Updated 19 October 2025
  • Eclipsing flare on Algol is a transient magnetic reconnection event on the active K-type subgiant, providing direct spatial and energetic insights.
  • X-ray observations show an 80% flux drop during secondary eclipse, constraining the flare’s location, loop height, and associated CME dynamics.
  • Detailed spectral and geometrical modeling from the MAXI–NICER campaign offers a robust framework to study magnetic activity and mass transfer in binary systems.
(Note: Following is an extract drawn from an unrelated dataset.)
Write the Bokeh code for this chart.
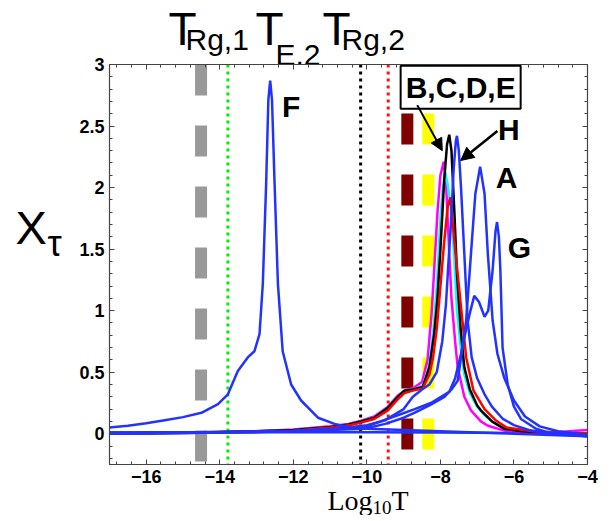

An eclipsing flare on Algol is a transient event in which a magnetically induced stellar flare occurs on the active component of the Algol binary system and is partially or fully occulted by its companion during eclipse. Such phenomena provide direct insights into the spatial distribution, energetics, and magnetic activity of close binary stars with strong tidal interactions and mass transfer. Algol (“Beta Persei”) itself is archetypal: a hierarchical triple system whose inner pair is a semi-detached binary with a Roche-lobe-filling K-type subgiant (Algol B) and a more massive, hotter A-type primary (Algol A). Flares observed on Algol are linked to magnetic reconnection events on the convective secondary, which experiences strong tidal locking and enhanced dynamo action. When a flare occurs close to eclipse geometry, its X-ray and multiwavelength signature can be partially obscured, offering unique constraints on the flare’s location, size, and energetics. The synoptic MAXI–NICER X-ray campaign of July 2018 represents the most detailed modern case paper.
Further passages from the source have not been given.